Fred Custance flies in face of doubters as war pilot, road racer plus courage to the last in South Australia's north

Fred Custance flies in face of doubters as war pilot, road racer plus courage to the last in South Australia's north
Fred Custance (top, at right) as co driver and mechanic to G. Gilmore White aboard White’s 35-h.p. Talbot motorcar that broke records in 1909 for time travelled between Melbourne and Adelaide and then Melbourne and Sydney. At right: A tyre company cashing in on the feat. Bottom left: Custance, possibly at right, working with Fred Jones on his Bleriot monoplane. 

F. C. (Fred) Custance’s claim to have piloted Australia’s first plane flight at Bolivar, north of Adelaide, in 1910 was doubted but the rest of his life was proof of his ability as a war pilot, as a road race, plus enterprise and courage. 

Custance was the son of professor J.C. Custance who returned in South Australia after being founder of its Roseworthy Agricultural College in the 1880s and pioneering the use of superphosphate.

An imaginative youth fond of sketching and engineering, Fred Custance was employed in Adelaide automotive leader Vivian Lewis's workshop. His mechanical knowledge was rewarded in 1913 by running the business’s Kooringa branch.

Custance's adventurous streak loomed when he, as mechanic and co driver, accompanied G. Gilmore White in his 35 horse power Talbot (bought through Lewis) to break the Melbourne-Adelaide record, arriving at the General Post Office, Adelaide city, at 5.36 p.m. on March 17, 1909, in 20 hours six minutes.  Nine months later, the pair took on the Melbourne-Sydney overland trip. After taking the wrong road at Albury, they got through in 21 house 19 minutes or four hours and 21 minutes better than the previous best time.

Three years later, Custance made more history by his successful attempt on W. E. Peverill’s 24 hours motor cycle record. Custance made the Maitland-Ardrossan-Athurton circuit 14 times on his three and a half horse power air-cooled Lewis on November 22, 1922, and with an hour still to go, he’d completed 532 miles in 23 hours 11 minutes  – 10 miles in advance of the previous best distance.

His 1910 Adelaide-Sydney motoring record, with Allen Doone, wasn’t as successful, due to technical glitches.
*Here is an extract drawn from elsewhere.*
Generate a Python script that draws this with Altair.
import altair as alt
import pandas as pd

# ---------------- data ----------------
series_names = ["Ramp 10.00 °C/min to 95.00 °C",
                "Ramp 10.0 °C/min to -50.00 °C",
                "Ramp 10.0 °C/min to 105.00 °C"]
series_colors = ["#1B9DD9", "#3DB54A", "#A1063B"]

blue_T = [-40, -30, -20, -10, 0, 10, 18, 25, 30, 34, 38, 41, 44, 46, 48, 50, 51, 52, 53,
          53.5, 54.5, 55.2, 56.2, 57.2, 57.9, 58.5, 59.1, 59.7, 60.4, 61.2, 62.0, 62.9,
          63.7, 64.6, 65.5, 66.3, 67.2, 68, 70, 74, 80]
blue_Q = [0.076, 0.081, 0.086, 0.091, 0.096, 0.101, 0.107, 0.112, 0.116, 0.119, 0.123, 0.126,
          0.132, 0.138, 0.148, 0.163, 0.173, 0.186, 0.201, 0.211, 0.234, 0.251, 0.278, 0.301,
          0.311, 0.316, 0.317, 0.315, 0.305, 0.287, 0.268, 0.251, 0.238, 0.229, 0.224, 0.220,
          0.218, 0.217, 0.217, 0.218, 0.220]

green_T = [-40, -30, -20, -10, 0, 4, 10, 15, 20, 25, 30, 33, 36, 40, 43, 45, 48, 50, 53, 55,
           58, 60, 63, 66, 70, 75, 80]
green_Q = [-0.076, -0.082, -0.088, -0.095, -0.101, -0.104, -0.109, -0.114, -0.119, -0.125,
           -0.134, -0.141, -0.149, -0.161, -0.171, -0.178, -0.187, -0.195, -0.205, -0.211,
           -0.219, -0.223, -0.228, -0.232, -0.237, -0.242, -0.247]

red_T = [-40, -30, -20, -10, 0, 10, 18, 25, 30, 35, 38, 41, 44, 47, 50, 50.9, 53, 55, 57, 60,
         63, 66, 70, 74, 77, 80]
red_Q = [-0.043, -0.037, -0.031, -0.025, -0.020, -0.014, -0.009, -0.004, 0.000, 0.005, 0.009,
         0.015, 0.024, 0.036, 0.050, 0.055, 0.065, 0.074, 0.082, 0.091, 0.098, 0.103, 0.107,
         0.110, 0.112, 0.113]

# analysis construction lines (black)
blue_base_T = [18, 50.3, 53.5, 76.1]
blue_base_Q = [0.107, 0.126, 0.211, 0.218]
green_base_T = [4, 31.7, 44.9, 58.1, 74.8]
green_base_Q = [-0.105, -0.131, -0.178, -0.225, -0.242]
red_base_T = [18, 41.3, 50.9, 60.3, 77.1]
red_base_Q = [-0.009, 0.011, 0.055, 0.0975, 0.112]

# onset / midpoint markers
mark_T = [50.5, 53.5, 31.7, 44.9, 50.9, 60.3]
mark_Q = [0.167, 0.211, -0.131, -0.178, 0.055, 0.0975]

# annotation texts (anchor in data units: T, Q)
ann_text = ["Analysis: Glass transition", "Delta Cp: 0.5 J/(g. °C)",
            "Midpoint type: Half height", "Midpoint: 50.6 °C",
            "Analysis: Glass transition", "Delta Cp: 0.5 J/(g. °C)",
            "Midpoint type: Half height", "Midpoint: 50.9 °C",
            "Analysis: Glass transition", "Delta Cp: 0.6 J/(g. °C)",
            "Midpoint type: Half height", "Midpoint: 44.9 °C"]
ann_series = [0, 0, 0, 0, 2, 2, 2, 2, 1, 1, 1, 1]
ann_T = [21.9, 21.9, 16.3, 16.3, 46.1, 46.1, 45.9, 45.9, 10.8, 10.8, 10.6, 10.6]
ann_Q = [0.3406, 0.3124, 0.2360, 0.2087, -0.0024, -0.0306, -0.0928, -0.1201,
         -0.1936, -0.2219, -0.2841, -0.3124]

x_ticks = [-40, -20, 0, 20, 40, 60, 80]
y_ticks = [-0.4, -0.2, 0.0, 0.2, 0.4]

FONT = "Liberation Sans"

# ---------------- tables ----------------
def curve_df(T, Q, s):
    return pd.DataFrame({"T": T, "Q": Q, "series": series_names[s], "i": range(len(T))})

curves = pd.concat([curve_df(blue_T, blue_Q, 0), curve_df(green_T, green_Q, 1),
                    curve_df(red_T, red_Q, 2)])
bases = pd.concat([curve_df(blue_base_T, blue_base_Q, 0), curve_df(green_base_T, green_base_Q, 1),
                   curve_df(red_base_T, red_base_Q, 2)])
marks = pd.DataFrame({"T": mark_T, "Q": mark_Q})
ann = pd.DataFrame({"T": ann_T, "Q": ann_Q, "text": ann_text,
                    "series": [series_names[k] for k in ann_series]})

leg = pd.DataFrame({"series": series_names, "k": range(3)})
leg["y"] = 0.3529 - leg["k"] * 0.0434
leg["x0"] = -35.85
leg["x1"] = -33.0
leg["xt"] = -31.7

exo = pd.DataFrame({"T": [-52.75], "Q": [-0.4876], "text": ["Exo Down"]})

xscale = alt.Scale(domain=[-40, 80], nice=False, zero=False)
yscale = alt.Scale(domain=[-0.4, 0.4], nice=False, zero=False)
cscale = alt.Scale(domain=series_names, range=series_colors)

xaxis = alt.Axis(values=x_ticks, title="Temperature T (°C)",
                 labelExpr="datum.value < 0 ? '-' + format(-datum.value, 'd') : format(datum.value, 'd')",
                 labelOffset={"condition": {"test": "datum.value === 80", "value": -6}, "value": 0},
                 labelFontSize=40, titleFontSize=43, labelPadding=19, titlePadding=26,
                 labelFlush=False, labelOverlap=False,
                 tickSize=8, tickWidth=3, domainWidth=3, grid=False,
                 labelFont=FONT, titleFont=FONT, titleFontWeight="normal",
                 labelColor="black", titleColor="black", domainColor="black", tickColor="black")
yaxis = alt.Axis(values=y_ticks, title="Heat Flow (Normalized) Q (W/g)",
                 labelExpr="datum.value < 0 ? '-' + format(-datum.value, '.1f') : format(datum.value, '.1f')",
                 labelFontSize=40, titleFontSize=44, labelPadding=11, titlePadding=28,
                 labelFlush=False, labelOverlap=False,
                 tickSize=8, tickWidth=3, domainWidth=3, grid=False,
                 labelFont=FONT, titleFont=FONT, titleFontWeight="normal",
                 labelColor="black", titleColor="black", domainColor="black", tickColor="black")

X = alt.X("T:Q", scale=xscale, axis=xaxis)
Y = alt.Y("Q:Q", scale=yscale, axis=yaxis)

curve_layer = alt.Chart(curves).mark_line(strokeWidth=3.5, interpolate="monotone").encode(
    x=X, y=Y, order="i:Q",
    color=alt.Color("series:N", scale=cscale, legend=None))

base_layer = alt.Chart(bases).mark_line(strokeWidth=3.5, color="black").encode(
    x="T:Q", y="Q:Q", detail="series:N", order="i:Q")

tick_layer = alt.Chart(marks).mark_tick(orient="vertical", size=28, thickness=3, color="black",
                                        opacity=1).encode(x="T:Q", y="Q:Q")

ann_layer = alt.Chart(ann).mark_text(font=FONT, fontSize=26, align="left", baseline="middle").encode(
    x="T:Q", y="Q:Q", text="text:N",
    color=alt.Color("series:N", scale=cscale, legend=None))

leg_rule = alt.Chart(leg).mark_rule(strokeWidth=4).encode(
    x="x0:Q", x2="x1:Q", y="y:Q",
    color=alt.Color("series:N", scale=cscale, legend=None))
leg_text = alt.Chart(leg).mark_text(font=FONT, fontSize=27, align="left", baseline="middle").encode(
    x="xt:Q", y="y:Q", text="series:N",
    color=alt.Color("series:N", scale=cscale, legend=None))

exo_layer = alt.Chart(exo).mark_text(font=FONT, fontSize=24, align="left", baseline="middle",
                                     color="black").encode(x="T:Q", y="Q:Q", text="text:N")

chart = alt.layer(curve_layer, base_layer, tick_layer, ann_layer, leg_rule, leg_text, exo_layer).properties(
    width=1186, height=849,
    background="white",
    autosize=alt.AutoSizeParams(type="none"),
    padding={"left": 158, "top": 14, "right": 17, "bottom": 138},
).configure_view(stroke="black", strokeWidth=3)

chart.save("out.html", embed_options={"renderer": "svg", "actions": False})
That year, he arranged to make the initial flight at Bolivar in a Bleriot monoplane, imported by Adelaide businessman Fred Jones. A 5am before daylight on March 17, Custance allegedly piloted the monoplane three times around a paddock for "5 minutes 25 seconds". The doubt on the feat was thrown by Jones who later claimed he was the pilot.

Custance, who crashlanded in a second attempt to fly the monplance, proved his flying ability during World War I service. He first served with the motor ambulance but, along with several South Australians, was chosen to train with the Australian Flying Squadron, at Point Cook. He sailed in 1916 to Palestine and was promoted to sergeant with feats such as flying from Cairo to Suez, and on to Romani, in 40 hours. He was invalided home shortly before the Armistice.
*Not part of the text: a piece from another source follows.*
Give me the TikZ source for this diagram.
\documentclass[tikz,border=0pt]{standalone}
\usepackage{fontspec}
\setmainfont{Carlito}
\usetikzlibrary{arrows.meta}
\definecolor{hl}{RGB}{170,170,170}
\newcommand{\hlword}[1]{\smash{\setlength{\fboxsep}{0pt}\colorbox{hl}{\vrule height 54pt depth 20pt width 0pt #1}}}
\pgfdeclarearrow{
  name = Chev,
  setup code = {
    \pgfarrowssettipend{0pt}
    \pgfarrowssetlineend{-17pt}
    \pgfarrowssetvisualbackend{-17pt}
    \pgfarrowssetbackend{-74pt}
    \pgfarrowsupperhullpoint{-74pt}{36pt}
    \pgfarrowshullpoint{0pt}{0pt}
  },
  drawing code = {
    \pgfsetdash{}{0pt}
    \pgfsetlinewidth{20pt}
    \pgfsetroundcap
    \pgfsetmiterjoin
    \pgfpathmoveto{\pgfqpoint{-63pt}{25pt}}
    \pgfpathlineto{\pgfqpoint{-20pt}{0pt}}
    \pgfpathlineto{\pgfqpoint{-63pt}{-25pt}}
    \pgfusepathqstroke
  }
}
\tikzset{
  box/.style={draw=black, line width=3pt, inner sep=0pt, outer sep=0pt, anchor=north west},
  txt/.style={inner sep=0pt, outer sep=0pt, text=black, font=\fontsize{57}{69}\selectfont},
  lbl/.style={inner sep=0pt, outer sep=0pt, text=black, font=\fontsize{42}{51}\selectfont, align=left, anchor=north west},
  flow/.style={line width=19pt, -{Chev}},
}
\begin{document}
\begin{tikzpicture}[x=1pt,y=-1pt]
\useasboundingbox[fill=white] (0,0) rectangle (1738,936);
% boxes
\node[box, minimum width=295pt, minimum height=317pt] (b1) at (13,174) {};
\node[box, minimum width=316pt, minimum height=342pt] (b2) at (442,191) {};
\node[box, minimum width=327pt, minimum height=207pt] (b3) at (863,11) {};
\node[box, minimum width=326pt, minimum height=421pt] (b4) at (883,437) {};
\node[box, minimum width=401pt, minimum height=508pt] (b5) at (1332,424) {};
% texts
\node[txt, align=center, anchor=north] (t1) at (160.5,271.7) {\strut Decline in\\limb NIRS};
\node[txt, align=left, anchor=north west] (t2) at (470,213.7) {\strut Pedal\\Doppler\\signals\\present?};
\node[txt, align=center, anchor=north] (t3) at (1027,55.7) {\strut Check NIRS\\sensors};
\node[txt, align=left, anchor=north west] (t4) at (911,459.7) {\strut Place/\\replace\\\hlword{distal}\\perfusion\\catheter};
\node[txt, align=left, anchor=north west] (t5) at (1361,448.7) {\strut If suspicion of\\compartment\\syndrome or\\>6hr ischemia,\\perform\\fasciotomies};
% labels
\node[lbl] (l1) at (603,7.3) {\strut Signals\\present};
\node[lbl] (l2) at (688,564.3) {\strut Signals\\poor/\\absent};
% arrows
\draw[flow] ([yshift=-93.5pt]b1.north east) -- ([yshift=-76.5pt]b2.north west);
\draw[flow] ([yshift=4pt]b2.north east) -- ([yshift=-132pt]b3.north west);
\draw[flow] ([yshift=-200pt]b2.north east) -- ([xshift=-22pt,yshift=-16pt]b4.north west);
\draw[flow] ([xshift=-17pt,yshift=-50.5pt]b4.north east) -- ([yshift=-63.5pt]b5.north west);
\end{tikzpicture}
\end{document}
Back in Adelaide, Custance impressed a prominent pastoral station owner by suggesting  the Caterpillar tractor (used to haul the heavy artillery in Palestine) would be ideal for developing outback country. Custance was sent to the United States of America to secure the Holt Motor Tractor agency for Vrai Limited at the Adelaide suburb of Torrensville. In 1919, he was sent by Vrai to deliver a 45 horse power tractor to A. J. & P. A. McBride's Tardea Station, outback from Port Augusta. He oversaw the tractor and its loaded wagons defy the doubters and negotiate the flat saltpans, heavy drift sand and soft blue clay at the head of Spencer's Gulf (Yorkey's Crossing).

The Custance suspension spring was one of his inventions that had big possibilities for the future. 
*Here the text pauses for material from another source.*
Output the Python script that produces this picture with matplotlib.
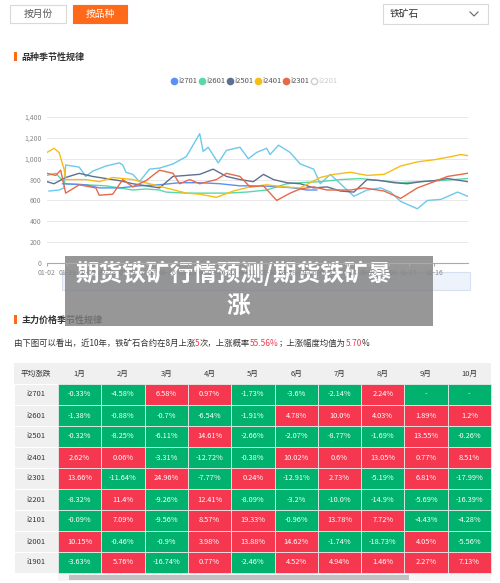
import matplotlib
matplotlib.use("Agg")
import matplotlib.pyplot as plt
from matplotlib.patches import Rectangle
from matplotlib.offsetbox import TextArea, HPacker, AnnotationBbox

plt.rcParams['font.family'] = ['Noto Sans CJK SC', 'DejaVu Sans']

# ---------------- data ----------------
x_labels = ["01-02","01-21","02-09","02-28","03-19","04-07","04-26","05-15","06-03","06-22",
            "07-11","07-30","08-18","09-06","09-25","10-14","10-20","11-08","11-27","12-16"]
x_label_pos = [0,1,2,3,4,5,6,7,8,9,10,11,12,13,14,15,16,17,18,19.25]
y_ticks = [0,200,400,600,800,1000,1200,1400]

series_names = ["i2701","i2601","i2501","i2401","i2301","i2201"]
series_colors = ["#5b8ff9","#5ad8a6","#5d7092","#f6bd16","#e8684a","#cccccc"]

i2101_x = [0.1,0.6,0.85,0.93,1.6,1.93,2.27,2.93,3.6,3.77,3.93,4.27,4.6,5.1,5.6,6.27,6.93,7.6,7.77,8.02,8.52,8.93,9.6,10.02,10.43,10.93,11.1,11.52,12.1,12.6,13.27,13.6,14.1,14.6,15.27,15.93,16.6,17.1,17.6,18.43,18.93,19.6,20.43,20.93]
i2101_y = [690,700,720,940,920,830,880,930,960,940,870,850,780,900,910,950,1020,1240,1070,1110,960,1080,1110,1000,1060,1100,1040,1130,1060,950,900,760,850,760,640,700,720,680,590,520,600,610,680,640]

i2401_x = [0,0.35,0.6,0.85,0.93,1.93,2.6,3.27,4.27,5.1,5.93,6.93,7.6,8.43,9.27,10.1,10.93,11.77,12.6,13.6,14.27,15.1,15.93,16.77,17.6,18.43,19.27,20.1,20.6,20.93]
i2401_y = [1060,1100,1060,900,800,800,780,820,800,760,720,670,660,630,690,730,750,730,720,820,850,870,840,850,930,970,990,1020,1040,1030]

i2301_x = [0,0.43,0.68,0.93,1.6,2.43,2.6,3.27,3.77,4.27,4.93,5.6,6.27,6.6,7.1,7.6,8.43,8.93,9.6,10.1,10.77,11.43,12.1,12.6,13.27,13.93,14.6,15.1,15.77,16.77,17.6,18.43,19.27,19.93,20.93]
i2301_y = [860,840,890,670,750,720,650,660,800,730,790,890,860,760,800,760,800,860,830,730,740,600,670,710,730,700,700,700,720,690,620,720,780,830,860]

i2501_x = [0,0.35,0.93,1.6,2.27,2.93,3.6,4.27,4.93,5.6,6.27,6.93,7.6,8.27,8.93,9.6,10.27,10.77,11.27,11.93,12.6,13.27,13.93,14.6,15.27,15.93,16.6,17.27,17.93,18.6,19.27,19.93,20.93]
i2501_y = [780,760,820,860,830,810,790,760,740,720,830,840,850,900,830,800,780,850,800,770,760,720,730,690,680,800,790,770,760,780,790,810,780]

i2601_x = [0,0.43,0.93,1.93,2.93,3.6,4.27,4.93,5.6,5.93,6.93,7.93,8.93,9.93,10.93,11.93,12.6,13.6,14.6,15.6,16.6,17.6,18.6,19.6,20.27,20.93]
i2601_y = [840,860,760,750,740,720,700,710,700,680,670,670,670,680,700,760,770,780,800,810,790,770,780,790,800,810]

i2701_x = [0.77,1.93,2.6,3.6,4.6,5.6,6.6,7.6,8.6,9.6,10.6,11.6,12.27,12.93,13.43]
i2701_y = [760,750,720,720,740,750,770,770,760,740,740,730,720,700,700]

row_labels = ["i2701","i2601","i2501","i2401","i2301","i2201","i2101","i2001","i1901"]
col_labels = ["1月","2月","3月","4月","5月","6月","7月","8月","9月","10月"]
table_values = [
    [-0.33,-4.58,6.58,0.97,-1.73,-3.6,-2.14,2.24,None,None],
    [-1.38,-0.88,-0.7,-6.54,-1.91,4.78,10.0,4.03,1.89,1.2],
    [-0.32,-8.25,-6.11,14.61,-2.66,-2.07,-8.77,-1.69,13.55,-0.26],
    [2.62,0.06,-3.31,-12.72,-0.38,10.02,0.6,13.05,0.77,8.51],
    [13.66,-11.64,24.96,-7.77,0.24,-12.91,2.73,-5.19,6.81,-17.99],
    [-8.32,11.4,-9.26,12.41,-8.09,-3.2,-10.0,-14.9,-5.69,-16.39],
    [-0.09,7.09,-9.56,8.57,19.33,-0.96,13.78,7.72,-4.43,-4.28],
    [10.15,-0.46,-0.9,3.98,13.88,14.62,-1.74,-18.73,4.05,-5.56],
    [-3.63,5.76,-16.74,0.77,-2.46,4.52,4.94,1.46,2.27,7.13],
]

# ---------------- figure ----------------
W, H = 500, 583
fig = plt.figure(figsize=(W/100, H/100), dpi=100)
bg = fig.add_axes([0, 0, 1, 1])
bg.set_xlim(0, W); bg.set_ylim(H, 0); bg.axis('off')

def fmt(v):
    if v is None:
        return "-"
    s = ("%.2f" % v).rstrip('0')
    if s.endswith('.'):
        s += '0'
    return s + "%"

# tabs
bg.add_patch(Rectangle((10, 5), 56, 18, fc='white', ec='#d9d9d9', lw=0.8))
bg.text(38, 14, "按月份", ha='center', va='center', fontsize=7, color='#555')
bg.add_patch(Rectangle((73, 5), 54, 18, fc='#ff6a1a', ec='#ff6a1a', lw=0.8))
bg.text(100, 14, "按品种", ha='center', va='center', fontsize=7, color='white')
bg.add_patch(Rectangle((383, 4), 105, 20, fc='white', ec='#d9d9d9', lw=0.8))
bg.text(390, 14, "铁矿石", ha='left', va='center', fontsize=7, color='#333')
bg.plot([470, 474, 478], [12, 16, 12], color='#666', lw=0.8)

# section titles
bg.add_patch(Rectangle((14, 52), 2.5, 9, fc='#ff6a1a'))
bg.text(21, 57, "品种季节性规律", ha='left', va='center', fontsize=6.5, color='#333', fontweight='bold')

# legend
lx = 174
for name, c in zip(series_names, series_colors):
    if name == "i2201":
        bg.plot([lx], [81], 'o', ms=4.5, mfc='white', mec=c, mew=1)
        tc = '#cccccc'
    else:
        bg.plot([lx], [81], 'o', ms=4.5, color=c)
        tc = '#555'
    bg.text(lx + 4, 81, name, ha='left', va='center', fontsize=5.5, color=tc)
    lx += 28

# line chart
ax = fig.add_axes([47/W, 1 - 263/H, (468-47)/W, (263-117)/H])
ax.set_xlim(0, 20.95)
ax.set_ylim(0, 1400)
ax.set_yticks(y_ticks)
ax.set_yticklabels([f"{v:,}" for v in y_ticks], fontsize=5, color='#888')
ax.set_xticks(x_label_pos)
ax.set_xticklabels(x_labels, fontsize=5, color='#888')
ax.tick_params(axis='y', length=0, pad=4)
ax.tick_params(axis='x', length=2, color='#aaa', pad=2)
ax.grid(axis='y', color='#e8e8e8', lw=0.7)
for s in ['top', 'right', 'left']:
    ax.spines[s].set_visible(False)
ax.spines['bottom'].set_color('#aaa')
ax.set_facecolor('none')
lines = [(i2101_x, i2101_y, "#6dc8ec"), (i2601_x, i2601_y, series_colors[1]),
         (i2701_x, i2701_y, series_colors[0]), (i2501_x, i2501_y, series_colors[2]),
         (i2401_x, i2401_y, series_colors[3]), (i2301_x, i2301_y, series_colors[4])]
for xs, ys, c in lines:
    ax.plot(xs, ys, color=c, lw=1.0)

# slider
bg.add_patch(Rectangle((62, 272), 408, 18, fc='#eef3fb', ec='#d6e0f0', lw=0.8))

# section title 2 (partly under overlay)
bg.add_patch(Rectangle((14, 315), 2.5, 9, fc='#ff6a1a'))
bg.text(21, 320, "主力价格季节性规律", ha='left', va='center', fontsize=6.5, color='#333', fontweight='bold')

# overlay
bg.add_patch(Rectangle((65, 256), 368, 70, fc='#808080', ec='none', alpha=0.82, zorder=5))
bg.text(76, 273, "期货铁矿行情预测/期货铁矿暴", ha='left', va='center', fontsize=17,
        color='white', fontweight='heavy', zorder=6)
bg.text(226, 306, "涨", ha='left', va='center', fontsize=17, color='white', fontweight='heavy', zorder=6)

# description
parts = [("由下图可以看出，近10年，铁矿石合约在8月上涨", '#333'), ("5", '#f5374f'), ("次，上涨概率", '#333'),
         ("55.56%", '#f5374f'), ("；上涨幅度均值为", '#333'), ("5.70", '#f5374f'), ("%", '#333')]
boxes = [TextArea(s, textprops=dict(fontsize=6, color=c)) for s, c in parts]
pack = HPacker(children=boxes, pad=0, sep=0, align='center')
ab = AnnotationBbox(pack, (14, 343), xycoords='data', box_alignment=(0, 0.5), frameon=False, pad=0)
bg.add_artist(ab)

# table
tx0, first_w, col_w = 14, 44, 43.3
ty0, hdr_h, row_h = 363, 21, 21
green, red = '#00b26e', '#f5374f'
bg.add_patch(Rectangle((tx0, ty0), first_w + col_w*10, hdr_h, fc='#f0f0f0', ec='none'))
bg.text(tx0 + first_w/2, ty0 + hdr_h/2, "平均涨跌", ha='center', va='center', fontsize=5.5, color='#333')
for j, cl in enumerate(col_labels):
    bg.text(tx0 + first_w + col_w*(j+0.5), ty0 + hdr_h/2, cl, ha='center', va='center', fontsize=5.5, color='#333')
for i, rl in enumerate(row_labels):
    y = ty0 + hdr_h + i*row_h
    bg.add_patch(Rectangle((tx0, y), first_w, row_h, fc='#f0f0f0', ec='white', lw=0.8))
    bg.text(tx0 + first_w/2, y + row_h/2, rl, ha='center', va='center', fontsize=5.5, color='#333')
    for j in range(10):
        v = table_values[i][j]
        c = red if (v is not None and v > 0) else green
        bg.add_patch(Rectangle((tx0 + first_w + col_w*j, y), col_w, row_h, fc=c, ec='#e8e8e8', lw=0.6))
        bg.text(tx0 + first_w + col_w*(j+0.5), y + row_h/2, fmt(v), ha='center', va='center',
                fontsize=5.3, color='white')

# scrollbar
bg.add_patch(Rectangle((58, 574), 433, 7, fc='#f5f5f5', ec='none'))
bg.add_patch(Rectangle((69, 575), 340, 5, fc='#c1c1c1', ec='none'))

fig.savefig("out.png", dpi=100)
In June 1923, Custance went to Telechie Station, out from Olary in South Australia’s far northeast, to demonstrate a Holt caterpillar tractor. He was returning with Trevor Hawker to catch the Broken Hill express train to Adelaide when their car broke down in a creek. Custance, weakened by trying to get the car out of the creek, started walking to Olarv for help while Hawker stayed by the car. He was founded dead beside the road next morning after a bitterly cold night.